El máximo apartamiento que se
podía lograr en el parque sindical era la isla del parque sindical: un islote
en el Manzanares al que se accedía por un puente de madera y hierro. Ahora con la sequía, se ha secado el brazo de agua más próximo al parque, cubierto de rastrojos, matorrales y caña de bambú. El puente
cruza ahora sobre este brazo de tierra –y sin embargo la isla no ha perdido su
aire de alejamiento: apenas se ve el sol entre las ramas de los árboles y sigue
en el medio una fuente de piedra. Al llegar el calor no se podía permanecer mucho tiempo allí
a causa de los mosquitos.
Frente a la isla había unos
vestuarios cubiertos con un tejadillo de piedra, pero por un corredor que
llevaba a un paseo se colaba el aire, en invierno.
Con las chamarras abrochadas y
las manos en los bolsillos, fumando interminablemente, preferíamos sentarnos en unos bancos con mesa
descubiertos, que ahí siguen todavía.
Estábamos un día el Nazi, creo
que el Caracol y más basca que no recuerdo, cuando vino un chico de un curso
más bajo, se sentó con nosotros y comenzó a soltarnos su rollo:
-A ver si quedamos un día, que es
la hostia, me he quedado colgado, sin amigos, estoy hasta la polla de oír las
mismas cintas...
(...)
-A veces voy con una guarra
vallecana, que conozco de donde veraneo, pero
Se hacía un silencio respetuoso y
burlón, y el Nazi le preguntaba, vagamente interesado:
-Pero la guarra vallecana, qué
¿te la has tirado?
No podíamos solucionar los
problemas de aquel pobre chico, pero quedaba en el fondo de las conversaciones
y en el humo dormido un fondo tranquilizador de estoicismo.

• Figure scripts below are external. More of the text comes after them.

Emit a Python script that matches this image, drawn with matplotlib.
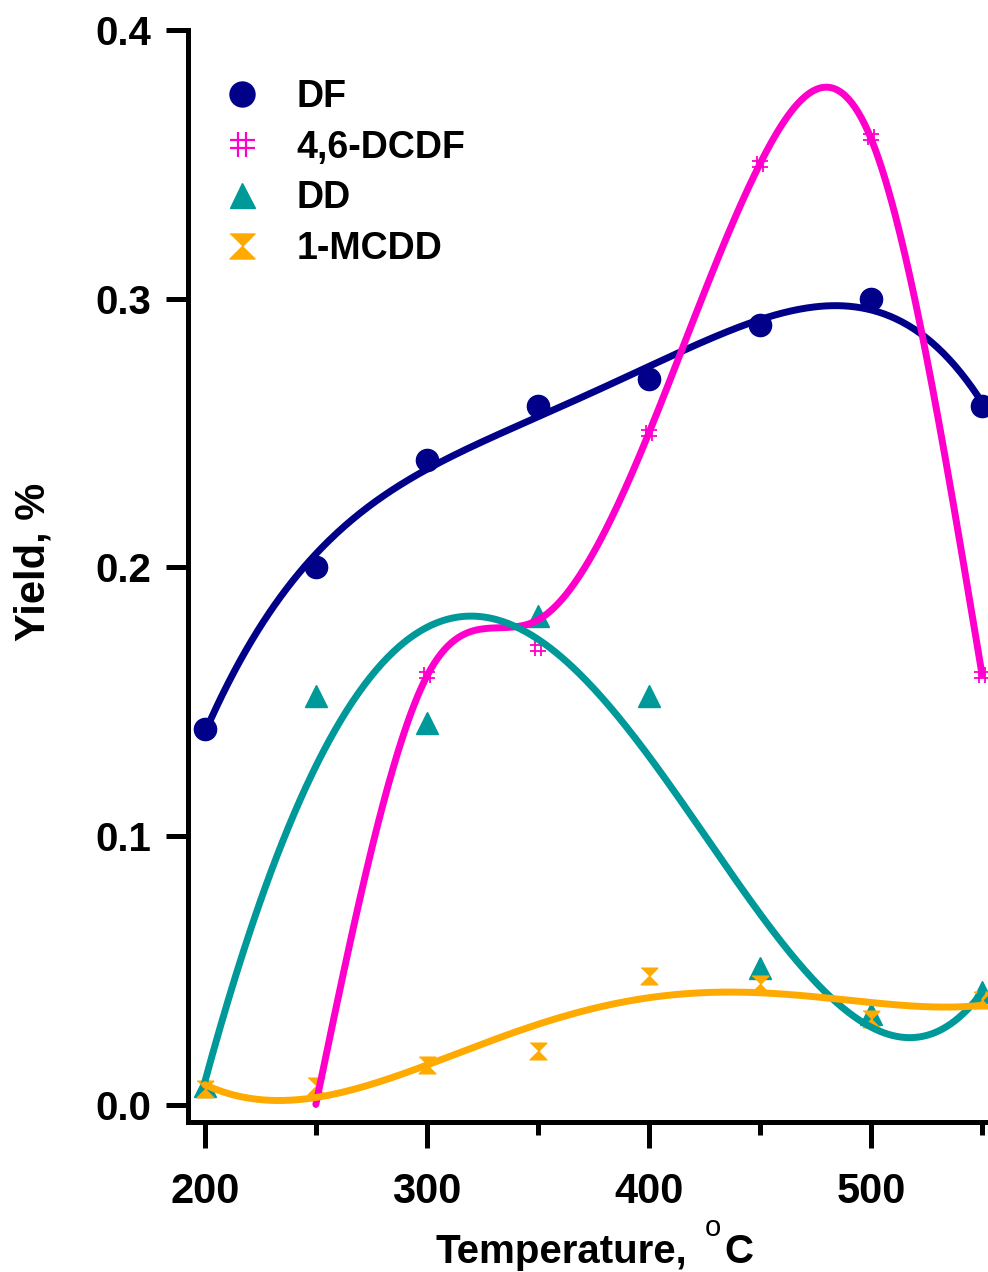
import numpy as np
import matplotlib
matplotlib.use("Agg")
import matplotlib.pyplot as plt
from matplotlib.path import Path
from matplotlib.lines import Line2D

plt.rcParams['font.family'] = ['Liberation Sans', 'DejaVu Sans']
plt.rcParams['font.weight'] = 'bold'

# Yield data (%) versus temperature (°C)
temperature = [200, 250, 300, 350, 400, 450, 500, 550]
df_yield = [0.140, 0.200, 0.240, 0.260, 0.270, 0.290, 0.300, 0.260]
dcdf_temperature = [250, 300, 350, 400, 450, 500, 550]
dcdf_yield = [0.000, 0.160, 0.170, 0.250, 0.350, 0.360, 0.160]
dd_yield = [0.007, 0.152, 0.142, 0.182, 0.152, 0.051, 0.034, 0.042]
mcdd_yield = [0.006, 0.007, 0.015, 0.020, 0.048, 0.045, 0.032, 0.039]

series_names = ['DF', '4,6-DCDF', 'DD', '1-MCDD']
colors = {'DF': '#000088', '4,6-DCDF': '#ff00cc', 'DD': '#009999', '1-MCDD': '#ffaa00'}

# custom marker shapes
hash_marker = Path(
    [(-0.35, -1), (-0.35, 1), (0.35, -1), (0.35, 1),
     (-1, -0.35), (1, -0.35), (-1, 0.35), (1, 0.35)],
    [Path.MOVETO, Path.LINETO, Path.MOVETO, Path.LINETO,
     Path.MOVETO, Path.LINETO, Path.MOVETO, Path.LINETO])
hourglass_marker = Path(
    [(-1, 1), (1, 1), (0, 0), (-1, -1), (1, -1), (0, 0), (-1, 1)],
    [Path.MOVETO, Path.LINETO, Path.LINETO, Path.MOVETO, Path.LINETO,
     Path.LINETO, Path.CLOSEPOLY])


def smoothing_spline(x, y, lam, xs, w=None):
    """Weighted cubic smoothing spline with natural end conditions."""
    x = np.asarray(x, float)
    y = np.asarray(y, float)
    n = len(x)
    w = np.ones(n) if w is None else np.asarray(w, float)
    h = np.diff(x)
    Q = np.zeros((n, n - 2))
    R = np.zeros((n - 2, n - 2))
    for j in range(1, n - 1):
        Q[j - 1, j - 1] = 1 / h[j - 1]
        Q[j, j - 1] = -1 / h[j - 1] - 1 / h[j]
        Q[j + 1, j - 1] = 1 / h[j]
        R[j - 1, j - 1] = (h[j - 1] + h[j]) / 3
        if j < n - 2:
            R[j - 1, j] = R[j, j - 1] = h[j] / 6
    Winv = np.diag(1 / w)
    gamma = np.linalg.solve(R + lam * Q.T @ Winv @ Q, Q.T @ y)
    g = y - lam * Winv @ Q @ gamma
    M = np.concatenate([[0], gamma, [0]])
    idx = np.clip(np.searchsorted(x, xs) - 1, 0, n - 2)
    x0, x1 = x[idx], x[idx + 1]
    hh = x1 - x0
    t0, t1 = x1 - xs, xs - x0
    return (M[idx] * t0 ** 3 / (6 * hh) + M[idx + 1] * t1 ** 3 / (6 * hh)
            + (g[idx] / hh - M[idx] * hh / 6) * t0
            + (g[idx + 1] / hh - M[idx + 1] * hh / 6) * t1)


def poly_curve(x, y, deg, xs, w=None):
    return np.polyval(np.polyfit(x, y, deg, w=w), xs)


fig = plt.figure(figsize=(9.88, 12.72), dpi=100)
ax = fig.add_axes([0.190, 0.118, 0.81, 0.8586])

xs = np.linspace(200, 550, 400)
xs_dcdf = np.linspace(250, 550, 400)
lw = 5

# measured points (a zero yield gets no marker), fitted curves drawn over them
dcdf_x = [t for t, v in zip(dcdf_temperature, dcdf_yield) if v > 0]
dcdf_y = [v for v in dcdf_yield if v > 0]
ax.plot(temperature, df_yield, 'o', color=colors['DF'], ms=16, zorder=2)
ax.plot(dcdf_x, dcdf_y, ls='none', marker=hash_marker,
        mfc='none', mec=colors['4,6-DCDF'], ms=12, mew=1.3, zorder=2)
ax.plot(temperature, dd_yield, '^', color=colors['DD'], ms=15.5, zorder=2)
ax.plot(temperature, mcdd_yield, ls='none', marker=hourglass_marker,
        color=colors['1-MCDD'], ms=12, zorder=2)

ax.plot(xs, poly_curve(temperature, df_yield, 4, xs), color=colors['DF'],
        lw=lw, solid_capstyle='round', zorder=3)
ax.plot(xs_dcdf, smoothing_spline(dcdf_temperature, dcdf_yield, 100, xs_dcdf,
                                  [1, 1, 0.035, 1, 1, 1, 1]),
        color=colors['4,6-DCDF'], lw=lw, solid_capstyle='round', zorder=3)
ax.plot(xs, poly_curve(temperature, dd_yield, 4, xs, w=[2, 1, 1, 1, 1, 1, 1, 1]),
        color=colors['DD'], lw=lw, solid_capstyle='round', zorder=3)
ax.plot(xs, poly_curve(temperature, mcdd_yield, 4, xs), color=colors['1-MCDD'],
        lw=lw, solid_capstyle='round', zorder=3)

ax.set_xlim(192.3, 552.7)
ax.set_ylim(-0.0063, 0.4)
ax.spines['top'].set_visible(False)
ax.spines['right'].set_visible(False)
ax.spines['left'].set_linewidth(3.6)
ax.spines['bottom'].set_linewidth(3.6)
ax.spines['left'].set_bounds(-0.0063, 0.4)

ax.set_xticks([200, 300, 400, 500])
ax.set_xticks([250, 350, 450, 550], minor=True)
ax.set_yticks([0.0, 0.1, 0.2, 0.3, 0.4])
ax.set_yticklabels(['0.0', '0.1', '0.2', '0.3', '0.4'])
ax.tick_params(axis='x', which='major', direction='out', length=19, width=3.6,
               labelsize=30, pad=17)
ax.tick_params(axis='x', which='minor', direction='out', length=9, width=3.6)
ax.tick_params(axis='y', which='major', direction='out', length=16, width=3.6,
               labelsize=29, pad=10)
for lab in ax.get_xticklabels() + ax.get_yticklabels():
    lab.set_fontweight('bold')

# x-axis title with a raised degree "o"
fig.text(435 / 988, 9 / 1272, 'Temperature,', fontsize=29, fontweight='bold',
         ha='left', va='baseline')
fig.text(705 / 988, 36 / 1272, 'o', fontsize=21, fontweight='normal',
         ha='left', va='baseline')
fig.text(724 / 988, 9 / 1272, 'C', fontsize=29, fontweight='bold',
         ha='left', va='baseline')

ax.set_ylabel('Yield, %', fontsize=30, fontweight='bold')
ax.yaxis.set_label_coords(-0.168, 0.513)

handles = [
    Line2D([], [], ls='none', marker='o', color=colors['DF'], ms=18),
    Line2D([], [], ls='none', marker=hash_marker, mfc='none',
           mec=colors['4,6-DCDF'], ms=18, mew=1.6),
    Line2D([], [], ls='none', marker='^', color=colors['DD'], ms=18),
    Line2D([], [], ls='none', marker=hourglass_marker, color=colors['1-MCDD'], ms=18),
]
ax.legend(handles, series_names, loc='upper left', bbox_to_anchor=(0.045, 0.955),
          frameon=False, borderaxespad=0, borderpad=0, handlelength=1.0,
          handletextpad=0.94, labelspacing=0.39,
          prop={'weight': 'bold', 'size': 27})

fig.savefig('out.png', dpi=100)
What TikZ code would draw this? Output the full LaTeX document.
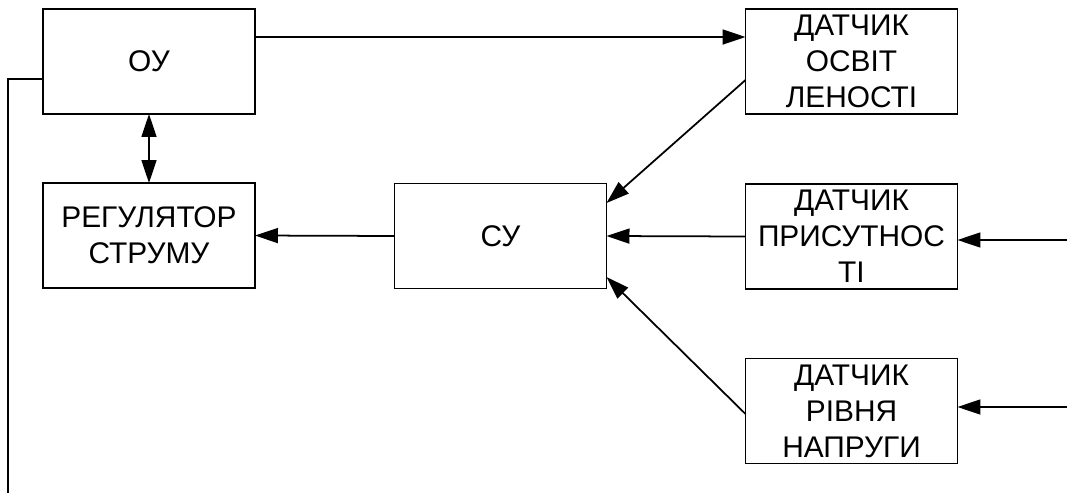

Recuerdo aquel humo como un
ingrediente esencial de nuestra filosofía, humo que quizá no saliera tanto de
los cigarros que nos estragaban, como de las ramas secas que quemaba algún
jardinero y que es un aroma que vuelve todos los otoños, incluso en el Madrid
brutalmente urbanizado de ahora mismo.
A la vuelta en el autobús ibamos
gritando por las ventanillas a los gitanos que andaban en bicicleta por la ctra
de El Pardo y dejábamos atrás la
Puerta de Hierro, como un trozo de chatarra sobre la que caía
la tarde. La música en la radio daba a todo un aire de lejanía.
-Chófer, pon música, y sonaba el
Bienvenidos de Miguel Ríos, mientras que se iban acercando las torres de la
ciudad- y volvíamos presa del catarro y del delirio, de pasear nuestra
adolescencia enamorada y ensoñada –todo muy vago, como el ocaso que se fundía
con el parque- por las alamedas.
Bajábamos del autobús como si
bruscamente se nos despertara de un sueño.